I timidi segnali di migliormento potrebbero essere vanificati dall’allentamento delle misure. La Liguria è ancora fuori dalle percentuali ritenute accettabili per consentire il ricovero anche di persone che non hanno il Covid: rispetto al 30% di posti occupati in terapia intensiva da pazienti Covid positivi, la Liguria è sesta con il 47%.
Per quanto riguarda l’occupazione dei posti letto la situazione è ancora lontana dalla normalità: 54% contro la soglia fissata del 40%.

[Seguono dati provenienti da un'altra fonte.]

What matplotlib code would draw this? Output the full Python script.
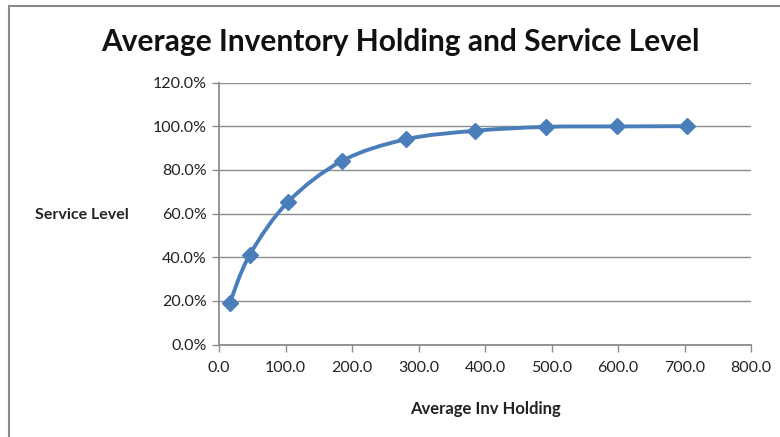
import numpy as np
import matplotlib
matplotlib.use("Agg")
import matplotlib.pyplot as plt
from matplotlib.path import Path
from matplotlib.patches import PathPatch, Rectangle
from matplotlib.ticker import MultipleLocator, FuncFormatter

plt.rcParams['font.family'] = ['Lato', 'DejaVu Sans']

# data
avg_inv_holding = [16, 46, 104, 185, 281, 385, 492, 598, 704]
service_level = [18.9, 41.0, 65.4, 84.1, 94.0, 97.9, 99.7, 99.9, 100.0]

title = "Average Inventory Holding and Service Level"
x_label = "Average Inv Holding"
y_label = "Service Level"

line_color = "#4A7EBB"
grid_color = "#8C8C8C"


def smooth_path(xs, ys):
    """Excel-like smoothed line: cubic Bezier through every point."""
    pts = np.column_stack([xs, ys]).astype(float)
    ext = np.vstack([pts[0], pts, pts[-1]])
    verts = [pts[0]]
    codes = [Path.MOVETO]
    for i in range(len(pts) - 1):
        p0, p1, p2, p3 = ext[i], ext[i + 1], ext[i + 2], ext[i + 3]
        c1 = p1 + (p2 - p0) / 6.0
        c2 = p2 - (p3 - p1) / 6.0
        verts += [c1, c2, p2]
        codes += [Path.CURVE4] * 3
    return Path(verts, codes)


fig = plt.figure(figsize=(7.8, 4.37), dpi=100)
ax = fig.add_axes([219 / 780, 1 - 344.7 / 437, (751 - 219) / 780, (344.7 - 82.5) / 437])

# outer chart frame (clipped at right/bottom like the screenshot)
fig.patches.append(Rectangle((8.5 / 780, -0.1), 1.2, 1 - 6.5 / 437 + 0.1,
                             transform=fig.transFigure, fill=False,
                             edgecolor="#8A8A8A", linewidth=1.5))

ax.add_patch(PathPatch(smooth_path(avg_inv_holding, service_level), fill=False,
                       edgecolor=line_color, linewidth=2.8, zorder=3,
                       capstyle='round', joinstyle='round'))
ax.plot(avg_inv_holding, service_level, linestyle='none', marker='D',
        markersize=8, color=line_color, zorder=4)

ax.set_xlim(0, 800)
ax.set_ylim(0, 120)
ax.xaxis.set_major_locator(MultipleLocator(100))
ax.yaxis.set_major_locator(MultipleLocator(20))
ax.xaxis.set_major_formatter(FuncFormatter(lambda v, p: f"{v:.1f}"))
ax.yaxis.set_major_formatter(FuncFormatter(lambda v, p: f"{v:.1f}%"))

ax.grid(axis='y', color=grid_color, linewidth=1.0)
ax.set_axisbelow(True)
for s in ['top', 'right']:
    ax.spines[s].set_visible(False)
for s in ['left', 'bottom']:
    ax.spines[s].set_color(grid_color)
    ax.spines[s].set_linewidth(1.3)

ax.tick_params(axis='both', direction='out', length=5, width=1.0,
               color=grid_color, labelsize=11.5, labelcolor="#222222")
ax.tick_params(axis='y', pad=4)
ax.tick_params(axis='x', pad=7)

fig.text(400 / 780, 1 - 42 / 437, title, ha='center', va='center',
         fontsize=21.5, fontweight='bold', color="#111111")
fig.text(82 / 780, 1 - 215 / 437, y_label, ha='center', va='center',
         fontsize=11.5, fontweight='bold', color="#222222")
fig.text(485 / 780, 1 - 409 / 437, x_label, ha='center', va='center',
         fontsize=12, fontweight='bold', color="#222222")

fig.savefig("out.png", dpi=100)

Per questo secondo Gimbe e il presidente Nino Cartabellotta occorre fare attenzione, perché «i pazienti Covid-19 “invadono” i altri reparti limitando la possibilità di curare pazienti con altre patologie e determinando il rinvio di altre prestazioni, interventi chirurgici inclusi».

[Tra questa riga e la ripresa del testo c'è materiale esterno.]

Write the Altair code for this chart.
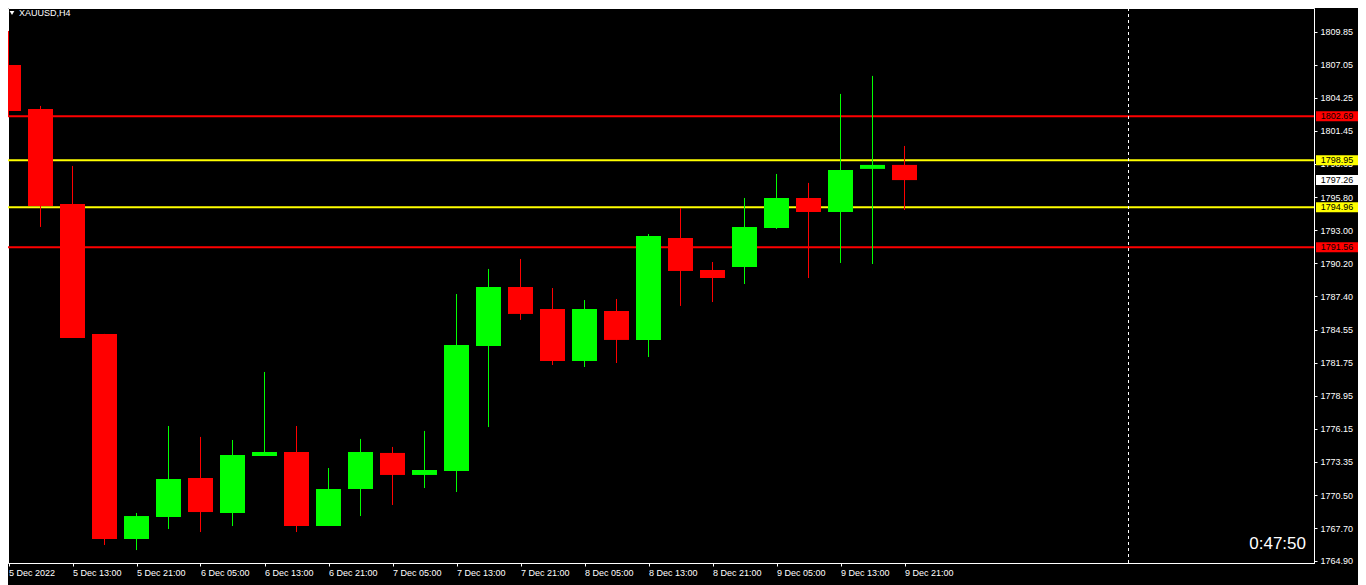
import json
import altair as alt
import pandas as pd

# ---------------- data ----------------
symbol_title = "XAUUSD,H4"
countdown = "0:47:50"

tick_labels = ["5 Dec 2022", "5 Dec 13:00", "5 Dec 21:00", "6 Dec 05:00", "6 Dec 13:00",
               "6 Dec 21:00", "7 Dec 05:00", "7 Dec 13:00", "7 Dec 21:00", "8 Dec 05:00",
               "8 Dec 13:00", "8 Dec 21:00", "9 Dec 05:00", "9 Dec 13:00", "9 Dec 21:00"]

opens = [1807.04, 1803.30, 1795.23, 1784.19, 1766.77, 1768.64, 1771.95, 1768.98, 1773.82, 1774.16,
         1767.87, 1771.02, 1774.08, 1772.21, 1772.55, 1783.17, 1788.18, 1786.31, 1781.89, 1786.14,
         1783.68, 1792.34, 1789.62, 1789.88, 1793.19, 1795.74, 1794.55, 1798.21, 1798.55]
highs = [1809.93, 1803.56, 1798.46, 1784.19, 1768.98, 1776.37, 1775.44, 1775.18, 1780.96, 1776.37,
         1772.80, 1775.27, 1774.59, 1775.95, 1787.58, 1789.71, 1790.56, 1788.09, 1787.07, 1787.16,
         1792.68, 1794.89, 1790.30, 1795.74, 1797.78, 1797.02, 1804.58, 1806.11, 1800.16]
lows = [1802.62, 1793.28, 1783.85, 1766.26, 1765.83, 1767.62, 1767.36, 1767.87, 1773.82, 1767.36,
        1767.87, 1768.72, 1769.66, 1771.10, 1770.76, 1776.28, 1785.38, 1781.55, 1781.38, 1781.72,
        1782.23, 1786.57, 1786.90, 1788.43, 1793.11, 1788.94, 1790.22, 1790.13, 1794.72]
closes = [1803.13, 1795.06, 1783.85, 1766.77, 1768.72, 1771.87, 1769.06, 1773.91, 1774.16, 1767.87,
          1771.02, 1774.16, 1772.21, 1772.63, 1783.25, 1788.18, 1785.89, 1781.89, 1786.31, 1783.68,
          1792.51, 1789.54, 1788.94, 1793.28, 1795.74, 1794.55, 1798.12, 1798.55, 1797.26]

price_ticks = [1809.85, 1807.05, 1804.25, 1801.45, 1798.65, 1795.80, 1793.00, 1790.20, 1787.40,
               1784.55, 1781.75, 1778.95, 1776.15, 1773.35, 1770.50, 1767.70, 1764.90]

level_prices = [1802.69, 1798.95, 1794.96, 1791.56]
level_kinds = ["resistance", "support_hi", "support_lo", "floor"]

tag_prices = [1802.69, 1798.95, 1797.26, 1794.96, 1791.56]
tag_kinds = ["resistance", "support_hi", "bid", "support_lo", "floor"]

separator_at = [35.0]

# ---------------- layout ----------------
W, H = 1306, 555
PAD_R, PAD_B = 44, 22
FONT = "Liberation Sans"
x_domain = [-0.5 / 32.0, (W - 0.5) / 32.0]
y_domain = [1764.73, 1811.88]

candles = pd.DataFrame({
    "idx": list(range(len(opens))),
    "open": opens, "high": highs, "low": lows, "close": closes,
})

levels = pd.DataFrame({"price": level_prices, "kind": level_kinds})
tags = pd.DataFrame({"price": tag_prices, "kind": tag_kinds,
                     "label": [f"{p:.2f}" for p in tag_prices]})
sep = pd.DataFrame({"v": separator_at})
texts = pd.DataFrame({"title": [symbol_title], "count": [countdown]})

xscale = alt.Scale(domain=x_domain, nice=False, zero=False, padding=0)
yscale = alt.Scale(domain=y_domain, nice=False, zero=False, padding=0)

label_expr = json.dumps(tick_labels) + "[round(datum.value / 2)]"
xaxis = alt.Axis(values=list(range(0, len(opens), 2)), labelExpr=label_expr, title=None,
                 labelAlign="left", labelPadding=2, labelFlush=False, labelOverlap=False,
                 tickSize=3, domainColor="#ffffff", tickColor="#ffffff", labelColor="#ffffff",
                 labelFont=FONT, labelFontSize=9, grid=False, zindex=0)
yaxis = alt.Axis(values=price_ticks, format=".2f", orient="right", title=None,
                 labelPadding=3, labelFlush=False, labelOverlap=False, tickSize=3,
                 domainColor="#ffffff", tickColor="#ffffff", labelColor="#ffffff",
                 labelFont=FONT, labelFontSize=9, grid=False, zindex=0)

candle_color = alt.condition("datum.close >= datum.open",
                             alt.value("#00ff00"), alt.value("#ff0000"))
level_color = alt.Color("kind:N", scale=alt.Scale(
    domain=["resistance", "support_hi", "support_lo", "floor", "bid"],
    range=["#ff0000", "#ffff00", "#ffff00", "#ff0000", "#ffffff"]), legend=None)

base = alt.Chart(candles)

wicks = base.mark_rule(clip=True, strokeWidth=1).encode(
    x=alt.X("idx:Q", scale=xscale, axis=xaxis),
    y=alt.Y("low:Q", scale=yscale, axis=yaxis),
    y2="high:Q",
    color=candle_color,
)
bodies = base.mark_bar(size=25, clip=True).encode(
    x=alt.X("idx:Q", scale=xscale, axis=xaxis),
    y=alt.Y("open:Q", scale=yscale, axis=yaxis),
    y2="close:Q",
    color=candle_color,
)

level_lines = alt.Chart(levels).mark_rule(strokeWidth=2).encode(
    x=alt.value(0), x2=alt.value(W),
    y=alt.Y("price:Q", scale=yscale, axis=yaxis),
    color=level_color,
)

sep_line = alt.Chart(sep).mark_rule(strokeDash=[3, 3], strokeWidth=1, color="#ffffff").encode(
    x=alt.X("v:Q", scale=xscale, axis=xaxis),
    y=alt.value(0), y2=alt.value(H),
)

tag_boxes = alt.Chart(tags).mark_rect(yOffset=-5, y2Offset=5).encode(
    x=alt.value(W + 2), x2=alt.value(W + 44),
    y=alt.Y("price:Q", scale=yscale, axis=yaxis),
    y2="price:Q",
    color=level_color,
)
tag_text = alt.Chart(tags).mark_text(font=FONT, fontSize=9, color="#000000",
                                     align="center", baseline="middle").encode(
    x=alt.value(W + 23),
    y=alt.Y("price:Q", scale=yscale, axis=yaxis),
    text="label:N",
)

title_tri = alt.Chart(texts).mark_point(shape="triangle-down", filled=True, size=22,
                                        color="#ffffff", opacity=1).encode(
    x=alt.value(4), y=alt.value(5),
)
title_text = alt.Chart(texts).mark_text(font=FONT, fontSize=9, color="#ffffff",
                                        align="left", baseline="top").encode(
    x=alt.value(11), y=alt.value(1), text="title:N",
)
count_text = alt.Chart(texts).mark_text(font=FONT, fontSize=17, color="#ffffff",
                                        align="right", baseline="middle").encode(
    x=alt.value(W - 8), y=alt.value(H - 19), text="count:N",
)

chart = alt.layer(
    level_lines, sep_line, wicks, bodies, tag_boxes, tag_text, title_tri, title_text, count_text
).properties(
    width=W, height=H,
    autosize=alt.AutoSizeParams(type="none"),
    padding={"left": 0, "top": 0, "right": PAD_R, "bottom": PAD_B},
).configure(
    background="#000000"
).configure_view(
    stroke="#ffffff", strokeWidth=1
)

chart.save("out.html", embed_options={"renderer": "svg", "actions": False})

Per ora le misure di contenimento si riflettono sulle curve degli attualmente positivi, di ricoveri e terapie intensive, che sembrano avere superato il picco e iniziato la fase discendente, mentre la curva dei decessi continua a salire.
La Fondazione Gimbe ha valutato l’impatto delle misure introdotte dal Dpcm del 3 novembre con il “sistema a colori”, esaminando il trend di alcuni indicatori nel periodo compreso dal 6 novembre (data d’introduzione delle misure) al 28 novembre (ultimo giorno prima degli allentamenti in alcune Regioni). In dettaglio, sono state riportate le variazioni in 23 giorni di osservazione su 5 indicatori.
Risulta evidente che sull’allentamento delle misure del 29 novembre, deciso sulla base dei criteri del Dpcm 3 novembre, pesa di fatto solo la riduzione dell’indice Rt, visto che tutti gli altri indicatori sono peggiorati rispetto al 6 novembre, tranne rare eccezioni (la Liguria è una di queste).
«La nostra analisi – ribadisce Renata Gili, responsabile Ricerca sui servizi sanitari della Fondazione Gimbe – conferma che, Rt a parte, non si intravedono risultati tangibili a 3 settimane dall’introduzione delle misure. Inoltre, suggerisce che sbiadire troppo presto il colore delle Regioni rischia di determinare una risalita prima dell’indice Rt, poi della curva epidemica e quindi dei tassi di ospedalizzazione. In altre parole, con la circolazione del virus ancora troppo elevata per riprendere un efficace contact tracing e con la pressione sugli ospedali molto alta, i primi timidi segnali di miglioramento rischiano di essere vanificati dall’allentamento delle misure».
«L’entità del miglioramento di alcuni parametri – spiega Cartabellotta – è peraltro sovrastimata sia da ritardi di notifica e completezza dei dati comunicati dalle Regioni, sia da alcuni fattori di non sempre chiara interpretazione. Diminuzione dei casi testati e limitata esecuzione del tampone nei contatti di positivi, con conseguente riduzione dell’incidenza di nuovi casi; ritardo di comunicazione delle date di diagnosi, prelievo e inizio sintomi, che abbassano il valore dell’indice Rt; conversione di posti letto di area medica destinati a pazienti affetti da altre patologie, con conseguente riduzione del tasso di occupazione ospedaliera».
«A poche ore dalla firma del nuovo Dpcm – sostiene Cartabellotta – che dovrebbe guidare i nostri comportamenti sino alla fine delle festività natalizie, la Fondazione Gimbe chiede al governo di mantenere la linea del rigore, al fine di evitare una nuova inversione della curva del contagio e aumentare la pressione, già intensa, sugli ospedali dove i professionisti sanitari sono al limite dello stremo. Chiediamo inoltre di rivedere le tempistiche per ridurre l’intensità del colore delle Regioni: i dati confermano che due settimane di “osservazione” sono insufficienti per valutare un miglioramento tangibile sulla curva dei contagi e, soprattutto, sui tassi di ospedalizzazione. In tal senso, l’ipotesi di un'”Italia tutta gialla” in tempi brevi è più un desiderata della politica che una strategia di controllo dell’epidemia».